Set exercise -
Go through each line of the records below and count those with the word "that"; give only the total.

Supplied material -
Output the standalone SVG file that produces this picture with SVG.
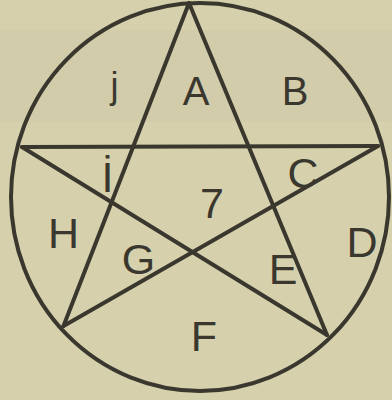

--

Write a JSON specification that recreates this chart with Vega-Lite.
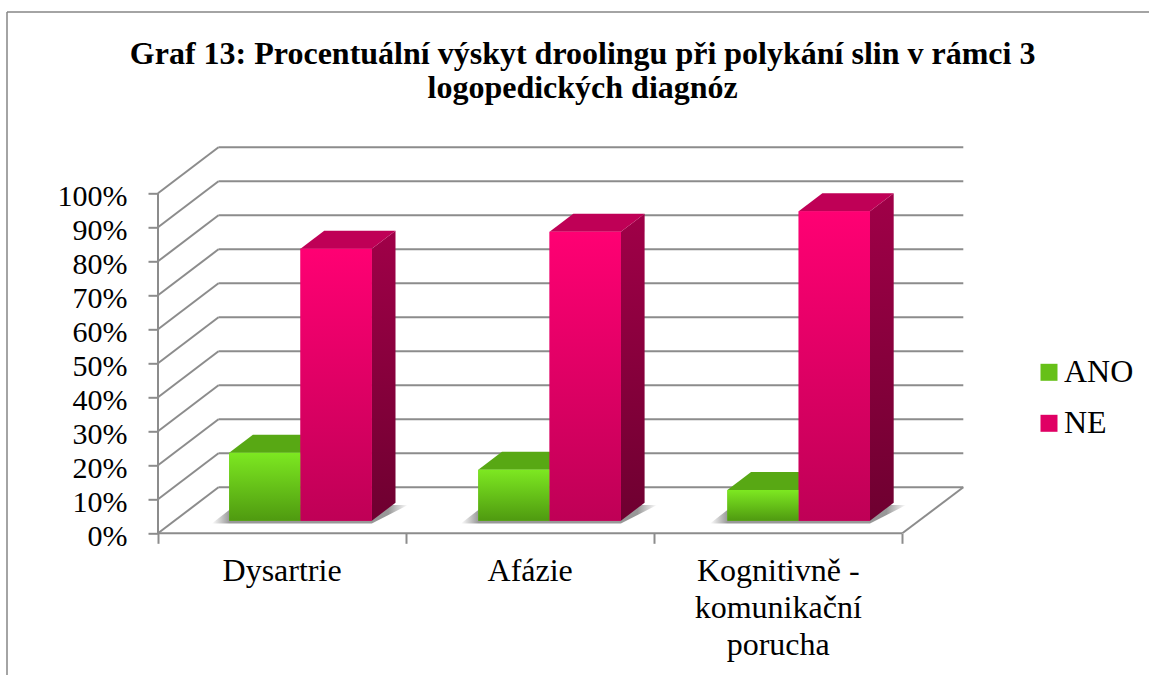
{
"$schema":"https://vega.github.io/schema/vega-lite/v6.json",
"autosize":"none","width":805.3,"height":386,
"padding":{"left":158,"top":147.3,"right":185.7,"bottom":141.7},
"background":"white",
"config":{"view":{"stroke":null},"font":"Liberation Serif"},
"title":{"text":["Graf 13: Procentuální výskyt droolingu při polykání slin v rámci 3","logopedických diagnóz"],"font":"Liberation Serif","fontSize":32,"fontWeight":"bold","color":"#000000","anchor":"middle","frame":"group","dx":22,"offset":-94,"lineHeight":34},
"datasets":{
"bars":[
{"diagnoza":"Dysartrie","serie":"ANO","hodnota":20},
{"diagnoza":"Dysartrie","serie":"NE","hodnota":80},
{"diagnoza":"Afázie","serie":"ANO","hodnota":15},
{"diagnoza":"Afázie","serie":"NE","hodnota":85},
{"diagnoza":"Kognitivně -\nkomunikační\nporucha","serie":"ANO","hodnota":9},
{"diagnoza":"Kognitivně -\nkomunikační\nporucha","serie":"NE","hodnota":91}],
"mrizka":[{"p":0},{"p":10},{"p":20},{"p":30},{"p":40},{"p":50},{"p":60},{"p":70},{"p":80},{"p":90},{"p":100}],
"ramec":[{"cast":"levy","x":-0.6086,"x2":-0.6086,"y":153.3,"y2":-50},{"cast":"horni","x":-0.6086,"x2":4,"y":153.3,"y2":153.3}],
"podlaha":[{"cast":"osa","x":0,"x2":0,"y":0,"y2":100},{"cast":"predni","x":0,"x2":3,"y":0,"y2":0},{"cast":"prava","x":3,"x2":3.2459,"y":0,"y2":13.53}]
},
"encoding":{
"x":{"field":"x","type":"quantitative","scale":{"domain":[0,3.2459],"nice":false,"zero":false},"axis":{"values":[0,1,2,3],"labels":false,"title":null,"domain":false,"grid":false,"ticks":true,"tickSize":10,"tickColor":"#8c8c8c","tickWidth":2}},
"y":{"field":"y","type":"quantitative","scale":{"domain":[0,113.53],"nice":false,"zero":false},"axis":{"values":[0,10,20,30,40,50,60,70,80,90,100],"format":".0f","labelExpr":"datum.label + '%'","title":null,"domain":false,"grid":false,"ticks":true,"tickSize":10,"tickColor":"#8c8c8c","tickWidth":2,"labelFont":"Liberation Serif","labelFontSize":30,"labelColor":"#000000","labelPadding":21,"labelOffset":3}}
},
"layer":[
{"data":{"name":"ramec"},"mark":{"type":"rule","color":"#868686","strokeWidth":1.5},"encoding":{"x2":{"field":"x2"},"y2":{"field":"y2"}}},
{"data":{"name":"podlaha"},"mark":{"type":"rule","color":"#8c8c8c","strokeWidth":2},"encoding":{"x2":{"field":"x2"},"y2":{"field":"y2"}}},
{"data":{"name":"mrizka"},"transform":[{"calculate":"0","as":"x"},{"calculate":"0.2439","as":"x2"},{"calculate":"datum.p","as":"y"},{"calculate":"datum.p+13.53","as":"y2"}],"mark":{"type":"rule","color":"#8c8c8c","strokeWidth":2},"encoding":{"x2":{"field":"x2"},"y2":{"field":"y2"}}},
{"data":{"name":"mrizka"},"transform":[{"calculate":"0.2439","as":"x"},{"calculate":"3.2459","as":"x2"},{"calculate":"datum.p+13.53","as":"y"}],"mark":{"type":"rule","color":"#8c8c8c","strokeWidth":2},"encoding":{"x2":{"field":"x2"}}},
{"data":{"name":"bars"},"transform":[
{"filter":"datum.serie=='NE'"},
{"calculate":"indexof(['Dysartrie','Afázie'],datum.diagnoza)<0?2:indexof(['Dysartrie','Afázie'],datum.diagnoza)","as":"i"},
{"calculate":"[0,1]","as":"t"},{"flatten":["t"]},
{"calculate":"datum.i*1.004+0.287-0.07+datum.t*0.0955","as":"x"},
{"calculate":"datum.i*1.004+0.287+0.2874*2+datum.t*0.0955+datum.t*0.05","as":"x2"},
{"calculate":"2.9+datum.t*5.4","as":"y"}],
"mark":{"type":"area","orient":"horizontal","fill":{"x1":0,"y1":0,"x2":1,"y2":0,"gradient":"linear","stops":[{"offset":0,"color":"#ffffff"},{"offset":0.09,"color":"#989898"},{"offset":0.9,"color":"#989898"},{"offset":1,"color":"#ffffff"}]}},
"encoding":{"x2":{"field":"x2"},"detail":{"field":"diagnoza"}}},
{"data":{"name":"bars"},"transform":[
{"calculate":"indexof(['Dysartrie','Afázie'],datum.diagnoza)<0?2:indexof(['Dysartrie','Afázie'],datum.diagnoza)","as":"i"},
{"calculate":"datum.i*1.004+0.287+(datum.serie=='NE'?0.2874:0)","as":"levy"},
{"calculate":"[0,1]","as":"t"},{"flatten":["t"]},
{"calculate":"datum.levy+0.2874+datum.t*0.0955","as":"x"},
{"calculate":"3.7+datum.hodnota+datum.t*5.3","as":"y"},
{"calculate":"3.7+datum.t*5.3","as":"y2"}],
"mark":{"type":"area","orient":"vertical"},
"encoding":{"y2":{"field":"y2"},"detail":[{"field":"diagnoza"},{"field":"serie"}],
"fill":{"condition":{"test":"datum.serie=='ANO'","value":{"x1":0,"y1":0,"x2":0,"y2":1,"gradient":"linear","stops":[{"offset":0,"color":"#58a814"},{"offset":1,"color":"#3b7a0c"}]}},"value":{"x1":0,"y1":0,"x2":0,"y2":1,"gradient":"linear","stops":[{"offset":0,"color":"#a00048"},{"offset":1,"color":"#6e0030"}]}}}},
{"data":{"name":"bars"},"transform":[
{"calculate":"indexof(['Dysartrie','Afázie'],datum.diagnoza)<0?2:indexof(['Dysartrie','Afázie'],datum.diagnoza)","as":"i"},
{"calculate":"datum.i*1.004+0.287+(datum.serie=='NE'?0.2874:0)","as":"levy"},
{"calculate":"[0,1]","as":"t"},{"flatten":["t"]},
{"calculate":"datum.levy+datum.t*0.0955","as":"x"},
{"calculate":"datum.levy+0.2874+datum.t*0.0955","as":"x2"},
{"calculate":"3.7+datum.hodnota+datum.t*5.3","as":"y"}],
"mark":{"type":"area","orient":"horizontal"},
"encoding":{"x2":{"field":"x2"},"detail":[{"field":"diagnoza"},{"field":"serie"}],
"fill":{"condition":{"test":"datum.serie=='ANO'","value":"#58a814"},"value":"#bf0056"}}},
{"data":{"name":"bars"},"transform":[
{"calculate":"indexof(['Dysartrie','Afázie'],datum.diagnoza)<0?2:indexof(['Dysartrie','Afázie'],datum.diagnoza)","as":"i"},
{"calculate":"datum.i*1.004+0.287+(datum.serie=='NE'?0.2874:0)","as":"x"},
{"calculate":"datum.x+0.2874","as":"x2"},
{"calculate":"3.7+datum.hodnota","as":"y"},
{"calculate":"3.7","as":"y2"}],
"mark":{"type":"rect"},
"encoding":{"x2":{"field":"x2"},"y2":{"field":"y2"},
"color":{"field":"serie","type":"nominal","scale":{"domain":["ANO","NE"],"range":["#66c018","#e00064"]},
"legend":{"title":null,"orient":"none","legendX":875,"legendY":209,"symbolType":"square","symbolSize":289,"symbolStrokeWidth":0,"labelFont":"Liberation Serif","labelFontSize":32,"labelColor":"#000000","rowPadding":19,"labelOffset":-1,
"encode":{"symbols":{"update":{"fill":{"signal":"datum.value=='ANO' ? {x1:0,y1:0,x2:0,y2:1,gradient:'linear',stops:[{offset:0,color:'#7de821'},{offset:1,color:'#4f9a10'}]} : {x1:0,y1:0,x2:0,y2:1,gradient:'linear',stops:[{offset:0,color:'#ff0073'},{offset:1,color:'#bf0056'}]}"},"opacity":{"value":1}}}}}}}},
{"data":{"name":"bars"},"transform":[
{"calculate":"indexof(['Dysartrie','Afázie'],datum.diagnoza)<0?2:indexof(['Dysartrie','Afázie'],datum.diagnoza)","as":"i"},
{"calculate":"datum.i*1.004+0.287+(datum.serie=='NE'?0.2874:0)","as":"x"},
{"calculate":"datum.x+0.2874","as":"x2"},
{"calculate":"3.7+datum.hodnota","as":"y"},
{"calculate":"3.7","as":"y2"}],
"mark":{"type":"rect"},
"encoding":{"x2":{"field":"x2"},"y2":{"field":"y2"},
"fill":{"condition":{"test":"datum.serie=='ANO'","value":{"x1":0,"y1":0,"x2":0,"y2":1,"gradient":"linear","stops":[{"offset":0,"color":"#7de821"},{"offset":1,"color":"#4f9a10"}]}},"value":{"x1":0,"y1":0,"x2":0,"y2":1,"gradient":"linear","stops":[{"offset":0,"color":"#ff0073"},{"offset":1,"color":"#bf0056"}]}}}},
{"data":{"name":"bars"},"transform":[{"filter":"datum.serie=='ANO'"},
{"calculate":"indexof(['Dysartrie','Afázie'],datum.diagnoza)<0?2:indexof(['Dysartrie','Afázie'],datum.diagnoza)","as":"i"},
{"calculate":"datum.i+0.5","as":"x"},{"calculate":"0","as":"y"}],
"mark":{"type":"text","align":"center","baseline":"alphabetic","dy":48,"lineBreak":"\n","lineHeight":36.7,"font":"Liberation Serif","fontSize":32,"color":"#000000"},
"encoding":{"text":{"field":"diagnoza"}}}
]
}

Response to this task -
2